Schuh: "Billion? With a 'B.'"
Lee: "Billion with a 'B.'"

With that kind of money at stake, they needed get those big boats to come to Seagirt.

Friday, it was announced the big boats are on their way.

"We're very happy to have our friends from Hapag-Lloyd here," James White of the Maryland Port Administration said.

Right now, two shipping companies use the docks with the addition of a German line. Three of the five largest shippers in the world will use Seagirt, and that means one thing.

"Jobs, jobs, jobs," U.S. Congressman Dutch Ruppersberger said.

Two hundred and fifty at the port, 600 overall.

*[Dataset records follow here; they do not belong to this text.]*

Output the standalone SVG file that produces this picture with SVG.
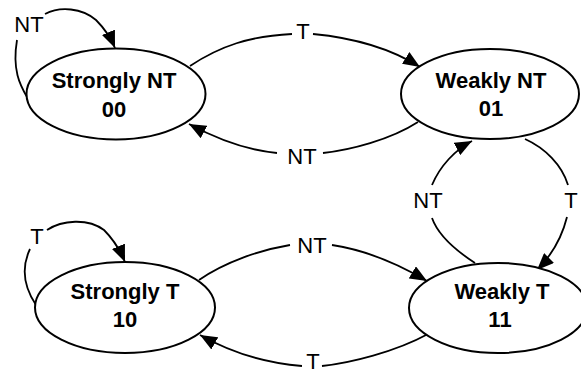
<svg xmlns="http://www.w3.org/2000/svg" width="581" height="375" viewBox="0 0 581 375">
  <style>
    .state ellipse { fill: #ffffff; stroke: #000000; stroke-width: 2; }
    .state text { font-family: "Liberation Sans", Arial, sans-serif; font-weight: bold; font-size: 22px; fill: #000000; text-anchor: middle; }
    .edges path { fill: none; stroke: #000000; stroke-width: 1.8; }
    .edges .arrow { marker-end: url(#head); }
    .lbl { font-family: "Liberation Sans", Arial, sans-serif; font-size: 22px; fill: #000000; text-anchor: middle; }
  </style>
  <defs>
    <marker id="head" markerUnits="userSpaceOnUse" markerWidth="18" markerHeight="14" refX="17" refY="7" orient="auto">
      <path d="M0,0 L17,7 L0,14 Z" fill="#000000"/>
    </marker>
  </defs>

  <rect width="581" height="375" fill="#ffffff"/>

  <!-- transitions -->
  <g id="connectors" class="edges">
    <!-- Strongly NT self-loop (NT) -->
    <path d="M27,97 C20,85 12,70 17,40"/>
    <path class="arrow" d="M45,14 C60,6 82,8 96,20 C104,28 110,36 115,48"/>
    <!-- Strongly NT -> Weakly NT (T) -->
    <path d="M190,66 C220,46 250,36 292,34"/>
    <path class="arrow" d="M313,34 C355,38 390,48 420,67"/>
    <!-- Weakly NT -> Strongly NT (NT) -->
    <path d="M418,122 C390,140 350,150 323,153"/>
    <path class="arrow" d="M277,153 C245,150 215,138 189,124"/>
    <!-- Weakly T -> Weakly NT (NT) -->
    <path d="M475,263 C455,250 438,235 432,218"/>
    <path class="arrow" d="M432,185 C440,166 455,150 472,141"/>
    <!-- Weakly NT -> Weakly T (T) -->
    <path d="M525,139 C545,148 562,165 568,185"/>
    <path class="arrow" d="M567,217 C562,237 552,255 537,270"/>
    <!-- Strongly T -> Weakly T (NT) -->
    <path d="M199,280 C225,262 260,250 290,245"/>
    <path class="arrow" d="M332,245 C365,250 400,265 427,281"/>
    <!-- Weakly T -> Strongly T (T) -->
    <path d="M428,334 C395,352 350,363 322,366"/>
    <path class="arrow" d="M302,366 C265,363 230,352 200,335"/>
    <!-- Strongly T self-loop (T) -->
    <path d="M36,305 C26,290 20,270 30,249"/>
    <path class="arrow" d="M47,230 C62,220 88,218 104,230 C114,240 120,250 125,262"/>
  </g>

  <!-- transition labels -->
  <g id="labels">
    <text class="lbl" x="29" y="32">NT</text>
    <text class="lbl" x="303" y="39">T</text>
    <text class="lbl" x="302" y="164">NT</text>
    <text class="lbl" x="428" y="208">NT</text>
    <text class="lbl" x="571" y="208">T</text>
    <text class="lbl" x="37" y="244">T</text>
    <text class="lbl" x="312" y="253">NT</text>
    <text class="lbl" x="313" y="369">T</text>
  </g>

  <!-- states -->
  <g id="strongly-nt" class="state">
    <ellipse cx="116" cy="94" rx="89.5" ry="45.5"/>
    <text x="114" y="88">Strongly NT</text>
    <text x="114" y="117">00</text>
  </g>
  <g id="weakly-nt" class="state">
    <ellipse cx="490" cy="94" rx="89" ry="45"/>
    <text x="491" y="88">Weakly NT</text>
    <text x="491" y="116">01</text>
  </g>
  <g id="strongly-t" class="state">
    <ellipse cx="125" cy="307.5" rx="90" ry="45.5"/>
    <text x="125" y="299">Strongly T</text>
    <text x="125" y="327">10</text>
  </g>
  <g id="weakly-t" class="state">
    <ellipse cx="498" cy="308" rx="89" ry="45"/>
    <text x="502" y="299">Weakly T</text>
    <text x="500" y="327">11</text>
  </g>
</svg>
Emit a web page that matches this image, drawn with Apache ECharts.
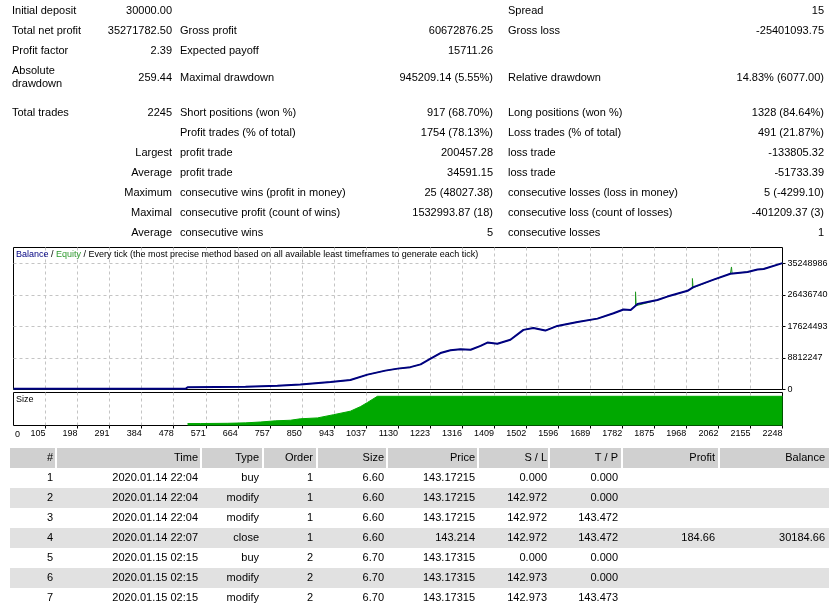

"You know, in these tough economic times, the port continues to be a star. So we're really excited today," Beverly Swaim-Staley, Secretary of the Maryland Department of Transportation, said.

When the ships come, they will be full of containers from Germany and Europe.

What this deal means is that up to 30,000 containers will now be coming to the Port of Baltimore, and the company that runs this port says it's just the beginning.

"We're going to take this port and really make it thrive and prosper," Lee said.

It's been 20 years since that German shipping line regularly stopped here. They first shipped cargo across the Atlantic Ocean to Baltimore in 1868.